Not only are middle managers under trained, but they’re also overworked. Middle managers work with limited resources and have increasing workloads that demand long hours. With the intense pressure of keeping the organization running, middle managers complete daunting tasks under intense stress and burn out as a result. Stress is associated with multiple health conditions, and workplaces have been found to be the biggest source of stress according to 2013 survey by the American Psychological Association. Stress takes its toll not only on manager or staff but the productivity of the organization as a whole.

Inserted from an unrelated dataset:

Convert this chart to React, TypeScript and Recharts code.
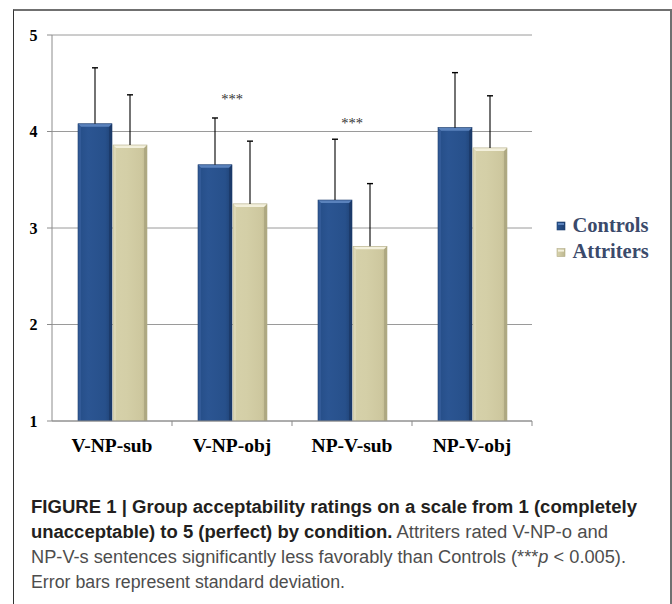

Although employers want hardworking staff, working too hard without a time to cool off is unhealthy for employees. Prevent burnout among middle level managers by helping to alleviate their stress through stress-relieving perks such as reduced working hours on Fridays, gym memberships, and happy hours with the team. Strongly encourage them to take their vacation time to function at their best. Remember that unused vacation time can accumulate in liabilities for organizations.

3. Provide feedback

Middle managers sometimes feel lost because they don’t know how they are performing. In a 2014 survey conducted by SAP, 41% of non -millennial and 29% of millennial employees expect more feedback than they receive. It is believed that positive feedback improves managers’ performance especially feedback from a direct supervisor, executive leader or the employees they lead. Giving feedback and acknowledging hard work will help to boost their leadership skills and engagement, which will in turn boost the overall efficiency of the employees.

4. Mentorship programs

With a high work volume and little to basic leadership training, mid-level managers are left to model what they see and do what they feel is best. Mentorship programs can help improve leadership development. Middle managers can mentor upcoming managers while receiving advice from their senior managers. This will ease the pressure on them and prevent burning out. Senior executives need to make efforts to be better leaders and model the strategies middle managers can use within the organization.

5. Use of technology

Reach middle managers using technologies when and where they have time to learn using Web conferencing or online meeting software tools such as WebEx, Skype, Facebook, and GoToMeeting. This can help eliminate time barrier and defuse burnout issues by helping managers squeeze training and development programs into their busy schedules on the go – whenever and wherever the opportunity arises.

If you desire even better results, try using a group approach to leadership development. Let middle managers go for training and developmental programs as a group to create a sense of togetherness. This will help them build lasting relationships with their peers, unwind, and also make connections that will ultimately strengthen collaboration throughout your company.